Figure scripts
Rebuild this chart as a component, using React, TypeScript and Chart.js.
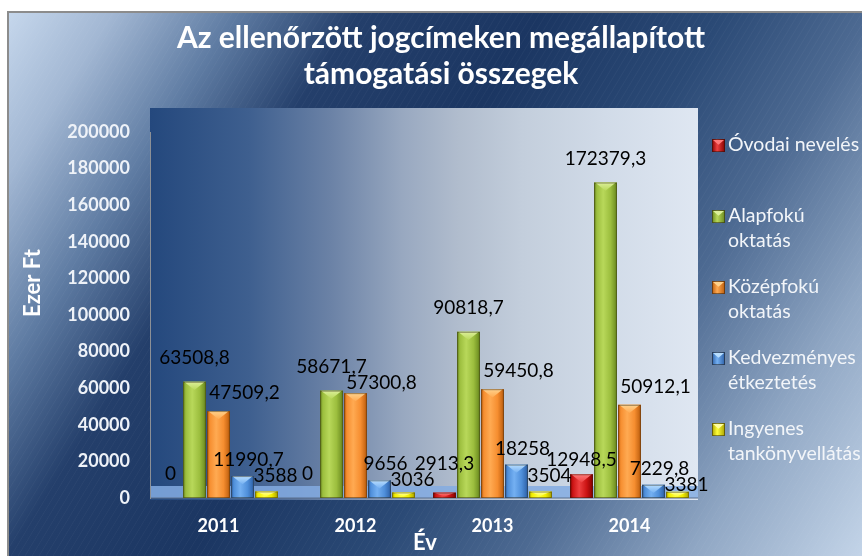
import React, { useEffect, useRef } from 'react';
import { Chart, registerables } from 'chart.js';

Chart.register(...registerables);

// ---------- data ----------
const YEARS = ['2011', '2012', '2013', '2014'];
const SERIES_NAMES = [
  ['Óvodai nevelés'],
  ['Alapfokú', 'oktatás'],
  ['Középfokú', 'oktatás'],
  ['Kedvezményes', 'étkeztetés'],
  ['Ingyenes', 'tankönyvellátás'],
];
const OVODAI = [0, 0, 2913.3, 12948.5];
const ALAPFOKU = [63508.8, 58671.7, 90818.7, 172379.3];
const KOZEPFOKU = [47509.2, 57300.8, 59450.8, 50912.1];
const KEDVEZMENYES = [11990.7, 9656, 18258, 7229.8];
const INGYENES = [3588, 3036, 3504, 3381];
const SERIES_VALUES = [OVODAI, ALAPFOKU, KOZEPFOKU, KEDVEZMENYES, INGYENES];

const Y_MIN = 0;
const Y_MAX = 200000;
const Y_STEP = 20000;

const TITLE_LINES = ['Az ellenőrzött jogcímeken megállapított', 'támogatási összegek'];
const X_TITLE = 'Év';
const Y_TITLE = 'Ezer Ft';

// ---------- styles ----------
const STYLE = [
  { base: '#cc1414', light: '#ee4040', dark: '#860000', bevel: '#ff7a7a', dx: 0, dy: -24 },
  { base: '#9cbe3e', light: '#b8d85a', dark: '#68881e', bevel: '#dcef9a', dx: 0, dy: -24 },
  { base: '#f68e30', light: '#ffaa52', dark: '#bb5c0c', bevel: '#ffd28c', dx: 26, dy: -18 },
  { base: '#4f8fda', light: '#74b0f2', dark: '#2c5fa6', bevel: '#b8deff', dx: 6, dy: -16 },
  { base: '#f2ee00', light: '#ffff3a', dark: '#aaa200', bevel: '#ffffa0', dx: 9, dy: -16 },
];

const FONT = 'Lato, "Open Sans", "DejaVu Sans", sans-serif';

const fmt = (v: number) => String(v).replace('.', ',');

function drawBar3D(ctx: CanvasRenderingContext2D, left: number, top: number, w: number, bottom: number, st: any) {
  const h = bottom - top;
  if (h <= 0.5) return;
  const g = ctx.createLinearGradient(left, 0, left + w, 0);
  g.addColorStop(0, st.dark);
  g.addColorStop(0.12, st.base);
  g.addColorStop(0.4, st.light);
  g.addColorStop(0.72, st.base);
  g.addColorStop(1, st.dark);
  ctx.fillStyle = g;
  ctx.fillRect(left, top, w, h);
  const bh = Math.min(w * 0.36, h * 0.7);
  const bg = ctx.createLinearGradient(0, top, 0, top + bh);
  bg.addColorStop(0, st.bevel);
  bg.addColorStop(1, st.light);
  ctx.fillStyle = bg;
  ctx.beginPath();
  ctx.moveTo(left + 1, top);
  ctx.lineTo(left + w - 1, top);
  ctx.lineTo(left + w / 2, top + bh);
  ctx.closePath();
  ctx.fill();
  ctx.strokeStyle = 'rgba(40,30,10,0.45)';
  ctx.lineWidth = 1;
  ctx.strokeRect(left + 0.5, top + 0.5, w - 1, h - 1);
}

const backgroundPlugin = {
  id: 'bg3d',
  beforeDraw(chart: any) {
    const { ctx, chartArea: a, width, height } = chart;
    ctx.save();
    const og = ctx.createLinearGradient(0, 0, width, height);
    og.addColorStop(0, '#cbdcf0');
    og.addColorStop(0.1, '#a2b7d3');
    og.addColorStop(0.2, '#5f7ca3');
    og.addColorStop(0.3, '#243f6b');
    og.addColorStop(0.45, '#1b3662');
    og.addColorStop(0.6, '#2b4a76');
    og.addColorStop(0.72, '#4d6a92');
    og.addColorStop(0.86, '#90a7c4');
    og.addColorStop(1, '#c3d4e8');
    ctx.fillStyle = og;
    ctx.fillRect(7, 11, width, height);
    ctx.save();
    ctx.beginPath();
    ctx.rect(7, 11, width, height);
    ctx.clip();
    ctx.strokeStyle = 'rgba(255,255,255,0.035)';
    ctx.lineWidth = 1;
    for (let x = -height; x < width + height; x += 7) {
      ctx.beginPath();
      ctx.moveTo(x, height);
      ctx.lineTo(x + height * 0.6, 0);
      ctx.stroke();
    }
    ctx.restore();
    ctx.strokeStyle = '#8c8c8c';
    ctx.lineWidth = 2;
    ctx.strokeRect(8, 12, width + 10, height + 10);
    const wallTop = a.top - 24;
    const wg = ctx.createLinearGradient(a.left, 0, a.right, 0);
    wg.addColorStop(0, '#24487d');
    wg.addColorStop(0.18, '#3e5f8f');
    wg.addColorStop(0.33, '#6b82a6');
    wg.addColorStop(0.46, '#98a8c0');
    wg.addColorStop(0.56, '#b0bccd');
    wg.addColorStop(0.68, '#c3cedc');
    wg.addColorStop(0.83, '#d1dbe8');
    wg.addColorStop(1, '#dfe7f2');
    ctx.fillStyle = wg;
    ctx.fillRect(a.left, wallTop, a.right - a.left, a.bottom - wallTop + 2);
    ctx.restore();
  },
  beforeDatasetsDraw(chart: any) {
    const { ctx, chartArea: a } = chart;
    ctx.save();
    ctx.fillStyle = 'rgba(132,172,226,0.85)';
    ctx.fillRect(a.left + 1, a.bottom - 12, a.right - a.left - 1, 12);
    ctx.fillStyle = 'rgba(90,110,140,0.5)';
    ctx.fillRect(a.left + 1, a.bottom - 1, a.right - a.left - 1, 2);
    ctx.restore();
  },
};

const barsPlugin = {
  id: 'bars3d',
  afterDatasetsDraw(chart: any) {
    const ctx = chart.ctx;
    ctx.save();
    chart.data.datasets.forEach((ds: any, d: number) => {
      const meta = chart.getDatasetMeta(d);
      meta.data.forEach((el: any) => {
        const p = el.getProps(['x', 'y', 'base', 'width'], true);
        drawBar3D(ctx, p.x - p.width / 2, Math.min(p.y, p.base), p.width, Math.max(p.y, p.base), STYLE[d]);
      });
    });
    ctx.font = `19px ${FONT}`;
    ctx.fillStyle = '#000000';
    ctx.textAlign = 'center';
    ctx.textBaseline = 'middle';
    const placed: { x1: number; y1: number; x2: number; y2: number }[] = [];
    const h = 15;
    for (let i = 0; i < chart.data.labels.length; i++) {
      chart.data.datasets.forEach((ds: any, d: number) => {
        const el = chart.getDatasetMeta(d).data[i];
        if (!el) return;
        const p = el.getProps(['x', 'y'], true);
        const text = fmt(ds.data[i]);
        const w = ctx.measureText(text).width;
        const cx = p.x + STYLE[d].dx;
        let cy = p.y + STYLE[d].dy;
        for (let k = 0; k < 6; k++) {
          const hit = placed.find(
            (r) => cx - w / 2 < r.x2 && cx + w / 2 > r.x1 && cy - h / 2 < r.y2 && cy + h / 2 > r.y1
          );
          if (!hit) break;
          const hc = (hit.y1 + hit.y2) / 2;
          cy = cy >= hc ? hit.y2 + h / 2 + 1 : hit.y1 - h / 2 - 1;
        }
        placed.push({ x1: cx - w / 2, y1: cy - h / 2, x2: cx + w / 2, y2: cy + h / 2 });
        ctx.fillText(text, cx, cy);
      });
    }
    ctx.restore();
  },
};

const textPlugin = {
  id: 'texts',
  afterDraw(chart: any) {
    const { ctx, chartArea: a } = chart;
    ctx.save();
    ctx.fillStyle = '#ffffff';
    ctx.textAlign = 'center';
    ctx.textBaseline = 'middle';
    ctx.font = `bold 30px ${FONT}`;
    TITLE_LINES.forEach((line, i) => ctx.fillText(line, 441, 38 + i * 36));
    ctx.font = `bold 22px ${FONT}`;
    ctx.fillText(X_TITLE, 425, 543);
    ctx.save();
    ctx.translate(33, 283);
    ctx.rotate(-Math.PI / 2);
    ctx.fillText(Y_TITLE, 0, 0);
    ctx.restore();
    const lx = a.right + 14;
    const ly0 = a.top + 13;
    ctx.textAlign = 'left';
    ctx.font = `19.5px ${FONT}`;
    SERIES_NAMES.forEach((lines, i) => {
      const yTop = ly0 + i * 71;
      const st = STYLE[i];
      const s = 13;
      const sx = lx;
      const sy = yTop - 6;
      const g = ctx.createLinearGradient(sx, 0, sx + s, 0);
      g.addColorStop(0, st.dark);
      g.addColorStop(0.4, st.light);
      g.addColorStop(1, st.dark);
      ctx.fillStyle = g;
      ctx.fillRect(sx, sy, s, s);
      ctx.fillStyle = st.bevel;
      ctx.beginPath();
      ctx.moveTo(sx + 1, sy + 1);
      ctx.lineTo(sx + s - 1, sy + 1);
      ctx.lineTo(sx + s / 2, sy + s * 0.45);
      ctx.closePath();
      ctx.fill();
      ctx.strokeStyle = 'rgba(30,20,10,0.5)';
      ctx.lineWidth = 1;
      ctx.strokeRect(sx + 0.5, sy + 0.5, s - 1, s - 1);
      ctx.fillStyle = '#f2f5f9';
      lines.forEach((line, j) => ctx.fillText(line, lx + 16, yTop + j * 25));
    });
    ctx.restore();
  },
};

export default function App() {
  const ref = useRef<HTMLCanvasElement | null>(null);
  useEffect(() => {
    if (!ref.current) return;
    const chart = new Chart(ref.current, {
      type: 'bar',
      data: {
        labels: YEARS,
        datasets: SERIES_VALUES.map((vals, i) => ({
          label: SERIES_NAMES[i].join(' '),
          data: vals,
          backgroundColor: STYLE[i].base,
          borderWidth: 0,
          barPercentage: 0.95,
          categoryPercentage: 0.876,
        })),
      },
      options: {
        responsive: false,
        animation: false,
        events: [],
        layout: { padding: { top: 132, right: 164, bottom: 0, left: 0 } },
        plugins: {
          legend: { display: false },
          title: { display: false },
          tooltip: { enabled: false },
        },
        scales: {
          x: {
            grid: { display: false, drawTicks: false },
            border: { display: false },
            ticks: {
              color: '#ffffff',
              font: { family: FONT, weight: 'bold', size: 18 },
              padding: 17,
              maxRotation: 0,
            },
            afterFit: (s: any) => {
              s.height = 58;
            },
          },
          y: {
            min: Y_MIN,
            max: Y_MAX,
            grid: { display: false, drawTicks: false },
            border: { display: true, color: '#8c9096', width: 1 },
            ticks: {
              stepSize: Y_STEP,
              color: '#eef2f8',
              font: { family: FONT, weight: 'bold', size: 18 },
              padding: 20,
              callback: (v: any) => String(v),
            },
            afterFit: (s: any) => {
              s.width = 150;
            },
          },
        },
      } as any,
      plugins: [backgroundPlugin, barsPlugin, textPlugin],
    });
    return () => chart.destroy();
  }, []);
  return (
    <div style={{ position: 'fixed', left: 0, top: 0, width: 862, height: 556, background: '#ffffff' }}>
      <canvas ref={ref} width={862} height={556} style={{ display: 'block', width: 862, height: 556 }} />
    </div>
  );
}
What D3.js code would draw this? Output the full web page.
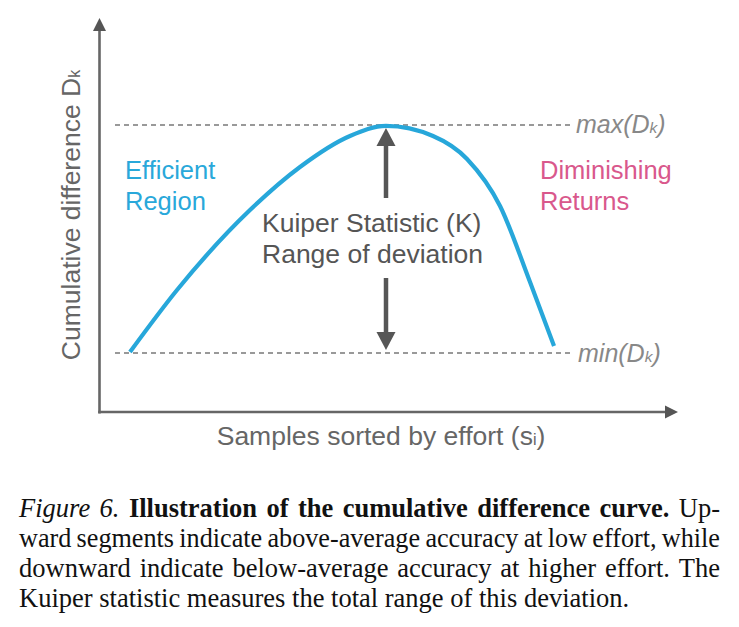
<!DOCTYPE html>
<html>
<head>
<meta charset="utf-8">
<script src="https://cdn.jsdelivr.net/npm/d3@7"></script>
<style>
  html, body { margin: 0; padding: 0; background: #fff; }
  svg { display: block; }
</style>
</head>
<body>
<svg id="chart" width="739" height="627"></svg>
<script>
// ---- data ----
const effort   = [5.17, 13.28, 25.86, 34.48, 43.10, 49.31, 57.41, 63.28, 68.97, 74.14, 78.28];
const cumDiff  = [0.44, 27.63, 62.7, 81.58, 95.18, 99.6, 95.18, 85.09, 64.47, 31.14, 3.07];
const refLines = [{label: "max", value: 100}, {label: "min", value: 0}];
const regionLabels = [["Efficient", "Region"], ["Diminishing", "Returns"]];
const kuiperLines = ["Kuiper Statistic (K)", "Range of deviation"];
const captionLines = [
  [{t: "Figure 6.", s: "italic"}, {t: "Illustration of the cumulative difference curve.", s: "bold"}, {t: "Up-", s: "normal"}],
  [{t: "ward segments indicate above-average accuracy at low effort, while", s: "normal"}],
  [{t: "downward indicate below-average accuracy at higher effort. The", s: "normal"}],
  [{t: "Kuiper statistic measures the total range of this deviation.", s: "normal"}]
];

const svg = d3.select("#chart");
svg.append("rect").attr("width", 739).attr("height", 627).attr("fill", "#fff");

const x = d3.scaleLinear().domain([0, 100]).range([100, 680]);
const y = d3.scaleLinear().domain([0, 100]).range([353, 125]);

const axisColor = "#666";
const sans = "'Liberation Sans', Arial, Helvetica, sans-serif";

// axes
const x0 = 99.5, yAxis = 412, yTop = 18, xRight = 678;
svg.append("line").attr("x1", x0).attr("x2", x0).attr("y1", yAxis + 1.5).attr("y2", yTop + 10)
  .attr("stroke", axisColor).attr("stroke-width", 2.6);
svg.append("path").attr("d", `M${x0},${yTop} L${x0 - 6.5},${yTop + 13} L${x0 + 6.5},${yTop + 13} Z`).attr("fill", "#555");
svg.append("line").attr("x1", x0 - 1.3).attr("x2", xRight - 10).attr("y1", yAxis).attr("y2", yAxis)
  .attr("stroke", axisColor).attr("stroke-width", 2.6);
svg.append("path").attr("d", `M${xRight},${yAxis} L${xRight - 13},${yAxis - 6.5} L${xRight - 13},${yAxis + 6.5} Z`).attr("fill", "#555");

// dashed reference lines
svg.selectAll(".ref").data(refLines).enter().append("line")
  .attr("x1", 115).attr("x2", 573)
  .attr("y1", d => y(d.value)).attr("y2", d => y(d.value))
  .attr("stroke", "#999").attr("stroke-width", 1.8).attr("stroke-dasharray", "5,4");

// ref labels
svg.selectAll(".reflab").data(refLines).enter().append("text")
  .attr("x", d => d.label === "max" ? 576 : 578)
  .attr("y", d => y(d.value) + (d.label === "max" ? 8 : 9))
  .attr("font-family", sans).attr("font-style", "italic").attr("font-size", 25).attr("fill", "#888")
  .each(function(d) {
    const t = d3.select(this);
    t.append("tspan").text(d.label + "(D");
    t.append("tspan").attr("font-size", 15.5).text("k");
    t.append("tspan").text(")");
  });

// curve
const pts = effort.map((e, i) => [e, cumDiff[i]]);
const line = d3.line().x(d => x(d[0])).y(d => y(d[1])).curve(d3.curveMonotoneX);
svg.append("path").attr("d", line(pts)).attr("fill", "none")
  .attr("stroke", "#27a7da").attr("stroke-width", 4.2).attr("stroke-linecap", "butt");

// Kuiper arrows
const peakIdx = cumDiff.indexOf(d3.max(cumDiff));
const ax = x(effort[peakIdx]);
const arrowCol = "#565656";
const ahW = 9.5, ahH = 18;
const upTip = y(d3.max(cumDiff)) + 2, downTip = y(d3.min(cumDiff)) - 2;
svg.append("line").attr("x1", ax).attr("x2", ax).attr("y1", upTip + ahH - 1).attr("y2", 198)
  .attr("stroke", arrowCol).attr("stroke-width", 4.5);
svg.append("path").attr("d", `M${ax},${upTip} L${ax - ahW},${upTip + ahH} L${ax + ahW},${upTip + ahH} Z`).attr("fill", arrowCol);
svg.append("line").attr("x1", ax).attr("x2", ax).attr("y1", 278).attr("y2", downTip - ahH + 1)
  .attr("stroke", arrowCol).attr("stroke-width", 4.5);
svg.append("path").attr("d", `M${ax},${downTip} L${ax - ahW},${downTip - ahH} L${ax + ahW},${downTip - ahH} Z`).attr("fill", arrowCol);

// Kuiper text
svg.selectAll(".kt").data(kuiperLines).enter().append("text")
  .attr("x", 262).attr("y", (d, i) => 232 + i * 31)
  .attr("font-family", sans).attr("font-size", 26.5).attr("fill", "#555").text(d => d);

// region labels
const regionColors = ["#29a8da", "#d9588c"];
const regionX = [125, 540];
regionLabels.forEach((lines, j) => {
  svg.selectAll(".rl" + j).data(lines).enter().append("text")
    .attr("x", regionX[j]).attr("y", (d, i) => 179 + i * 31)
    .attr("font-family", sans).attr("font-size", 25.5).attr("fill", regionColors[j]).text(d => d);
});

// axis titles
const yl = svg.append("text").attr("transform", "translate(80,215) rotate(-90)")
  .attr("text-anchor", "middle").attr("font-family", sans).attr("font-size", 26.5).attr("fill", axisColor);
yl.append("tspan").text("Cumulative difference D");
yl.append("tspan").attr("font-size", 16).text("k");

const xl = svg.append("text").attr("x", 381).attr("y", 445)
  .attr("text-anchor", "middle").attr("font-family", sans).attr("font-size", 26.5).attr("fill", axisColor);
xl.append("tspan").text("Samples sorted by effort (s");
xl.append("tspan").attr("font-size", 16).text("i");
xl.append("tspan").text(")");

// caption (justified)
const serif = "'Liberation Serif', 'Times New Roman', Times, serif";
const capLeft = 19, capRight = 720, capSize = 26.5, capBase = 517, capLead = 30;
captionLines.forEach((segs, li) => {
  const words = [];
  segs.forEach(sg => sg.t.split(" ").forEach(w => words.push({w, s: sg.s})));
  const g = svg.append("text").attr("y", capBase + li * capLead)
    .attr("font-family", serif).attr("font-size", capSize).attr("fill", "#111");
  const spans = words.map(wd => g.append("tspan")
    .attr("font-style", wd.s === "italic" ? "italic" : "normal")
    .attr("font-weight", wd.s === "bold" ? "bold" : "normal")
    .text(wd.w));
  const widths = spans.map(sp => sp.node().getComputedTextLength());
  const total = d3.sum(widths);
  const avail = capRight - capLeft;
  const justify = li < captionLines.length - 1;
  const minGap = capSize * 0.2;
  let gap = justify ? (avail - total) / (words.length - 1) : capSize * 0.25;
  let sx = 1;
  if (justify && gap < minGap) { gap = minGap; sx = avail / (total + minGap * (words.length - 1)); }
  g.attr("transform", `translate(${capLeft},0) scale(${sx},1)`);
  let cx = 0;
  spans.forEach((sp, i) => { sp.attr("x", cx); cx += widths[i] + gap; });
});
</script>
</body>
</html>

TASK PROMPT
Return, unchanged, the lines from the first line of the material through the line that holds "Chart.register(...registerables);", inclusive, omitting pictures.

REPLY
Rebuild this chart as a component, using React, TypeScript and Chart.js.
import React, { useEffect, useRef } from 'react';
import { Chart, registerables } from 'chart.js';

Chart.register(...registerables);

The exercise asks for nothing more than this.